Entries with chart source code
------------------------
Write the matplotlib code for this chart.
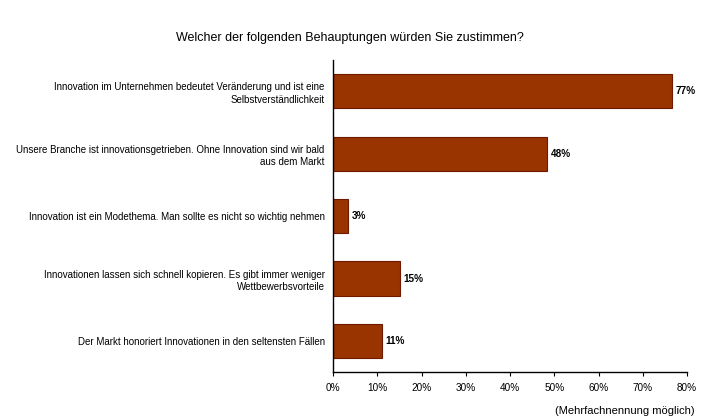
import matplotlib
matplotlib.use("Agg")
import matplotlib.pyplot as plt
from matplotlib.ticker import PercentFormatter

plt.rcParams['font.family'] = ['Liberation Sans', 'DejaVu Sans']

# data
statements = [
    "Innovation im Unternehmen bedeutet Veränderung und ist eine\nSelbstverständlichkeit",
    "Unsere Branche ist innovationsgetrieben. Ohne Innovation sind wir bald\naus dem Markt",
    "Innovation ist ein Modethema. Man sollte es nicht so wichtig nehmen",
    "Innovationen lassen sich schnell kopieren. Es gibt immer weniger\nWettbewerbsvorteile",
    "Der Markt honoriert Innovationen in den seltensten Fällen",
]
shares = [76.6, 48.4, 3.4, 15.1, 11.0]
value_labels = ["77%", "48%", "3%", "15%", "11%"]
x_ticks = [0, 10, 20, 30, 40, 50, 60, 70, 80]

fig = plt.figure(figsize=(7.24, 4.2), dpi=100)
ax = fig.add_axes([0.46, 0.114, 0.489, 0.743])

ypos = list(range(len(statements)))
bars = ax.barh(ypos, shares, height=0.55, color='#993300', edgecolor='#6e1a00', linewidth=0.8)
ax.set_ylim(len(statements) - 0.5, -0.5)
ax.set_xlim(0, 80)
ax.set_xticks(x_ticks)
ax.xaxis.set_major_formatter(PercentFormatter(decimals=0))
ax.set_yticks(ypos)
ax.set_yticklabels(statements, fontsize=7.0, ha='right', multialignment='right', linespacing=1.35)
ax.tick_params(axis='y', length=0, pad=6)
ax.tick_params(axis='x', labelsize=7.2, length=3, width=0.8, direction='out', pad=5)

for spine in ['top', 'right']:
    ax.spines[spine].set_visible(False)
ax.spines['left'].set_linewidth(1.0)
ax.spines['bottom'].set_linewidth(1.0)

for b, txt in zip(bars, value_labels):
    ax.text(b.get_width() + 0.9, b.get_y() + b.get_height() / 2, txt,
            va='center', ha='left', fontsize=7.2, fontweight='bold')

fig.text(0.483, 0.91, "Welcher der folgenden Behauptungen würden Sie zustimmen?",
         ha='center', va='center', fontsize=9)
fig.text(0.96, 0.022, "(Mehrfachnennung möglich)", ha='right', va='center', fontsize=8)

fig.savefig("out.png", dpi=100)
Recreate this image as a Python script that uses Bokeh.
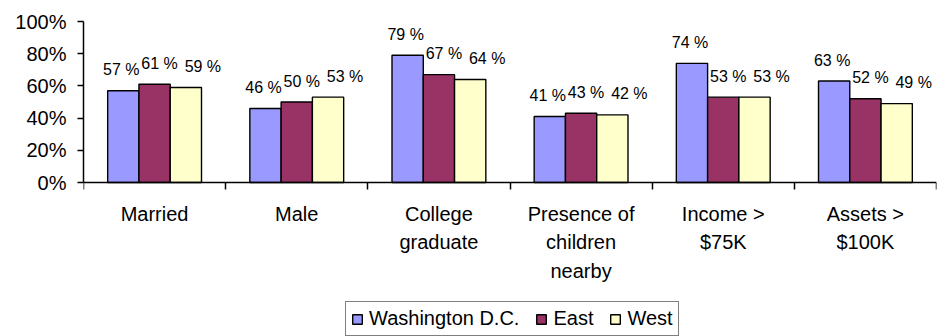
from bokeh.plotting import figure
from bokeh.models import ColumnDataSource, FixedTicker, PrintfTickFormatter, Legend, LegendItem, Range1d
from bokeh.transform import dodge
from bokeh.core.properties import value
from bokeh.embed import file_html
from bokeh.resources import INLINE

categories = ["Married", "Male", "College\ngraduate", "Presence of\nchildren\nnearby", "Income >\n$75K", "Assets >\n$100K"]
series_names = ["Washington D.C.", "East", "West"]
dc = [57, 46, 79, 41, 74, 63]
east = [61, 50, 67, 43, 53, 52]
west = [59, 53, 64, 42, 53, 49]
y_ticks = [0, 20, 40, 60, 80, 100]

colors = ["#9999FF", "#993366", "#FFFFCC"]
FONT = "Liberation Sans"

centers = [i + 0.5 for i in range(len(categories))]
src = ColumnDataSource(dict(
    x=centers,
    dc=dc, east=east, west=west,
    dc_l=[f"{v} %" for v in dc],
    east_l=[f"{v} %" for v in east],
    west_l=[f"{v} %" for v in west],
))

# frame spans down to the bottom of the page; 0% sits 154 px above the bottom
p = figure(frame_width=853, frame_height=315, output_backend="svg", toolbar_location=None,
           x_range=Range1d(0, len(categories)), y_range=Range1d(-100 * 154 / 161, 100),
           min_border_left=83, min_border_right=1, min_border_top=21, min_border_bottom=0)
p.outline_line_color = None
p.grid.visible = False
p.background_fill_color = "white"

bw = 0.22
offs = [-0.22, 0.0, 0.22]
cols = ["dc", "east", "west"]
lx = [-2, 5, 17]
items = []
for name, col, c, o, xo in zip(series_names, cols, colors, offs, lx):
    r = p.vbar(x=dodge("x", o, range=p.x_range), top=col, width=bw, bottom=0, source=src,
               fill_color=c, line_color="black", line_width=1.4)
    items.append(LegendItem(label=name, renderers=[r]))
    p.text(x=dodge("x", o, range=p.x_range), y=col, text=col + "_l", source=src,
           text_align="center", text_baseline="alphabetic", y_offset=-21, x_offset=xo,
           text_font=value(FONT), text_font_size="16px", text_color="black")

# y axis
p.yaxis.ticker = FixedTicker(ticks=y_ticks)
p.yaxis.bounds = (0, 100)
p.yaxis.formatter = PrintfTickFormatter(format="%d%%")
p.yaxis.major_label_text_font = FONT
p.yaxis.major_label_text_font_size = "20px"
p.yaxis.major_label_text_color = "black"
p.yaxis.major_tick_out = 6
p.yaxis.major_tick_in = 0
p.yaxis.minor_tick_line_color = None
p.yaxis.axis_line_color = "black"
p.yaxis.axis_line_width = 1.5
p.yaxis.major_tick_line_width = 1.5
p.yaxis.major_label_standoff = 11

# x axis drawn at the 0% line
p.xaxis.fixed_location = 0
p.xaxis.ticker = FixedTicker(ticks=centers, minor_ticks=list(range(len(categories) + 1)))
p.xaxis.major_label_overrides = {c: lab for c, lab in zip(centers, categories)}
p.xaxis.major_tick_line_color = None
p.xaxis.major_tick_out = 0
p.xaxis.major_tick_in = 0
p.xaxis.minor_tick_out = 7
p.xaxis.minor_tick_in = 0
p.xaxis.minor_tick_line_width = 1.5
p.xaxis.minor_tick_line_color = "black"
p.xaxis.axis_line_color = "black"
p.xaxis.axis_line_width = 1.5
p.xaxis.major_label_text_font = FONT
p.xaxis.major_label_text_font_size = "20px"
p.xaxis.major_label_text_color = "black"
p.xaxis.major_label_text_line_height = 1.3
p.xaxis.major_label_standoff = 13
p.xaxis.major_label_orientation = "horizontal"

legend = Legend(items=items, orientation="horizontal", location=(262, 0),
                label_text_font=FONT, label_text_font_size="20px", label_text_color="black",
                glyph_width=12, glyph_height=12, label_standoff=6, spacing=16, padding=5,
                label_height=12, margin=0, border_line_color="black", border_line_width=1.5,
                background_fill_color="white")
p.add_layout(legend, "center")

open("out.html", "w").write(file_html(p, INLINE))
------------------------
## [SHORT PROBLEM]
Using the entries above, transcribe every line from the line containing "Recreate this image" through the line containing "y_ticks = [0, 20, 40, 60, 80, 100]". Do not copy pictures.

## [RESPONSE TO THE TASK]
Recreate this image as a Python script that uses Bokeh.
from bokeh.plotting import figure
from bokeh.models import ColumnDataSource, FixedTicker, PrintfTickFormatter, Legend, LegendItem, Range1d
from bokeh.transform import dodge
from bokeh.core.properties import value
from bokeh.embed import file_html
from bokeh.resources import INLINE

categories = ["Married", "Male", "College\ngraduate", "Presence of\nchildren\nnearby", "Income >\n$75K", "Assets >\n$100K"]
series_names = ["Washington D.C.", "East", "West"]
dc = [57, 46, 79, 41, 74, 63]
east = [61, 50, 67, 43, 53, 52]
west = [59, 53, 64, 42, 53, 49]
y_ticks = [0, 20, 40, 60, 80, 100]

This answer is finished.